Heisley recalled in 1997 that the flag had only been "intended for a small group" and that "No one realized it was going to get national attention". He had designed the flag selflessly "for the men who were prisoners of war or missing in action. They're the real heroes." He was proud of his efforts in its creation but embarrassed by the notice that arose from his involvement.

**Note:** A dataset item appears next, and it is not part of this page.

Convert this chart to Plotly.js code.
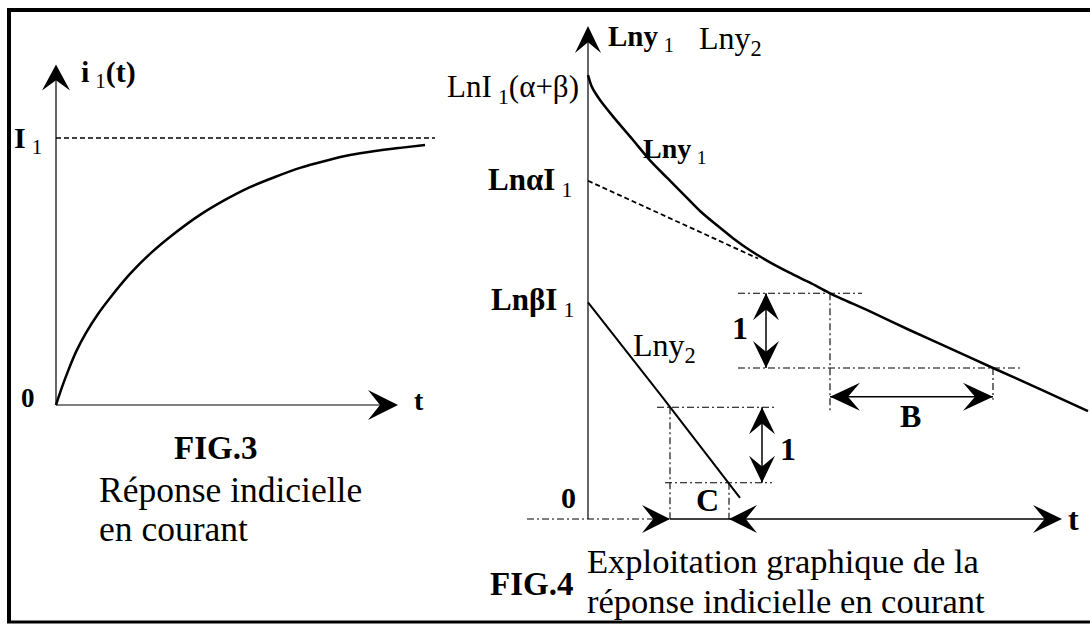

In 1988, the POW/MIA flag flew over the White House for the first time and it was installed on permanent display in the rotunda of the United States Capitol in 1989. In 1990, the United States Congress designated the flag Heisley designed as "the symbol of our nation's concern" for soldiers still unaccounted for in Southeast Asia during the Vietnam War, specifying six days each year—Armed Forces Day, Memorial Day, Flag Day, Independence Day, National POW/MIA Recognition Day and Veterans Day—when it is mandated to fly the flag at all military establishments and federal buildings.

He decided to move with his family away from the big city and decided to relocate to Colorado Springs, Colorado, after stopping there one night and seeing the view the next morning. There he opened an advertising firm with his son Jim in 1972. Among the projects his agency worked on was the design of a pin for the 1980 Winter Olympics held in Lake Placid, New York.

===Personal===
After years of deteriorating health, Heisley died at age 88 on May 14, 2009, in his home in Colorado Springs, a week before he had planned to marry his fiancée, Donna Allison. He was survived by two sons and a granddaughter.

Heisley's first wife, Bunny, whom he had met while in college, died in 2005.